The older you get, you would want to have capital security and may become risk-averse. This is just what the rule suggests. Sounds perfect to me! But…
Does it actually work?
The rule generalises people’s risk-appetites and is built based only on the age factor. How can you apply the rule in the case of a person in his early 30s who is risk-averse? Factors, such as risk appetite, planned time to reach the goals, and return requirements, must also be considered to decide the asset allocation.
Consider that there are two individuals aged 30 years each. Person ‘A’ was campus selected by an MNC and has a steady growth in the career and package. A well-settled family, assets all over a metro city, unmarried, and stuff. Person ‘B’ has been going through an unstable career, aged and dependant parents, family loans, and has to repay and settle a loan taken from a relative in two months.

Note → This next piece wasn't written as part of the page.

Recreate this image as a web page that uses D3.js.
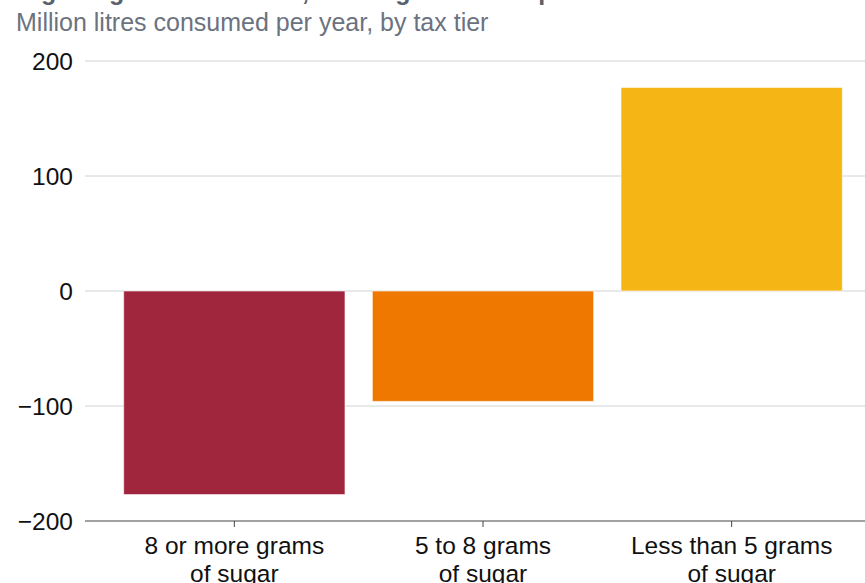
<!DOCTYPE html>
<html>
<head>
<meta charset="utf-8">
<script src="https://cdn.jsdelivr.net/npm/d3@7"></script>
<style>
  html, body { margin: 0; padding: 0; background: #fff; }
  svg { display: block; font-family: "Liberation Sans", Arial, Helvetica, sans-serif; }
</style>
</head>
<body>
<svg id="chart" width="865" height="583"></svg>
<script>
// Change in consumption by sugar tax tier
const categories = [["8 or more grams", "of sugar"], ["5 to 8 grams", "of sugar"], ["Less than 5 grams", "of sugar"]];
const values = [-177, -96, 177];
const colors = ["#a0263e", "#ef7900", "#f5b514"];
const yTicks = [-200, -100, 0, 100, 200];

const title = "High-sugar drinks down, low-sugar drinks up";
const subtitle = "Million litres consumed per year, by tax tier";

const svg = d3.select("#chart");
const W = 865, H = 583;

const x = d3.scaleBand()
  .domain(d3.range(categories.length))
  .range([110, 856])
  .paddingInner(0.11)
  .paddingOuter(0.055);

const y = d3.scaleLinear().domain([-200, 200]).range([521, 61]);

// Title and subtitle
svg.append("text")
  .attr("x", 16).attr("y", 0)
  .attr("font-size", 25).attr("font-weight", "bold")
  .attr("fill", "#5a616b")
  .text(title);
svg.append("text")
  .attr("x", 16).attr("y", 31)
  .attr("font-size", 25)
  .attr("fill", "#6b7280")
  .text(subtitle);

// Gridlines
svg.append("g")
  .selectAll("line")
  .data(yTicks.filter(d => d !== -200))
  .join("line")
  .attr("x1", 85).attr("x2", W)
  .attr("y1", d => y(d)).attr("y2", d => y(d))
  .attr("stroke", "#d0d2d5").attr("stroke-width", 1);

// Y tick labels
svg.append("g")
  .selectAll("text")
  .data(yTicks)
  .join("text")
  .attr("x", 73)
  .attr("y", d => y(d))
  .attr("dy", "0.36em")
  .attr("text-anchor", "end")
  .attr("font-size", 24.5)
  .attr("fill", "#111")
  .text(d => d < 0 ? "\u2212" + Math.abs(d) : d);

// Bars
svg.append("g")
  .selectAll("rect")
  .data(values)
  .join("rect")
  .attr("x", (d, i) => x(i))
  .attr("width", x.bandwidth())
  .attr("y", d => y(Math.max(0, d)))
  .attr("height", d => Math.abs(y(d) - y(0)))
  .attr("fill", (d, i) => colors[i])
  .attr("stroke", "#fff")
  .attr("stroke-opacity", 0.6)
  .attr("stroke-width", 1);

// X axis baseline with ticks and two-line labels
const xAxis = svg.append("g");
xAxis.append("line")
  .attr("x1", 85).attr("x2", W)
  .attr("y1", y(-200)).attr("y2", y(-200))
  .attr("stroke", "#444").attr("stroke-width", 1.2);
const tick = xAxis.selectAll("g.tick")
  .data(categories)
  .join("g")
  .attr("class", "tick")
  .attr("transform", (d, i) => `translate(${x(i) + x.bandwidth() / 2},${y(-200)})`);
tick.append("line").attr("y1", 0).attr("y2", 6).attr("stroke", "#444");
tick.append("text")
  .attr("text-anchor", "middle")
  .attr("font-size", 24.5)
  .attr("fill", "#111")
  .selectAll("tspan")
  .data(d => d)
  .join("tspan")
  .attr("x", 0)
  .attr("y", (d, i) => 33 + i * 28)
  .text(d => d);
</script>
</body>
</html>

If the ‘100 minus age’ rule is to be followed, both of them must allocate 70% of their assets towards equities. Though it is not a big deal for Person ‘A’, it may not be the case for Person ‘B’. This is because the latter has many commitments to take care of and cannot afford to lose capital investment if the equity market goes down. Further, Person ‘B’ cannot afford losing money at this point as the loan repayment is due in two months.
What can be a better approach?
It is recommended to look at the asset allocation from the risk profile and goals’ perspective rather than age. Mind that equities need a long time to fetch the expected returns. If the time remaining to reach your goals are short, go for debt investments.
Speaking of the previous example, Person ‘B’ may invest in debt funds to fulfil the short-term goal of repaying the loan taken from a relative in two months. When it comes to repaying another family loan in about two-three years, Person ‘B’ can allocate about 30:70 in equity and debt funds.
Due to the unstable career, Person ‘B’ has been planning to start a business over a period of 10 years. For this purpose, an asset allocation of 50:50 in equity and debt funds can be favourable.
There is no standard rule that can obey factors, such as your risk appetite, time to reach the goals, and your age. However, you can roughly make decisions by aligning your goals with the nature of investments. You cannot be passive after allocating assets at once. Keep track of assets’ performance and if they are not in line with your goals, re-balance the asset allocation to align them better.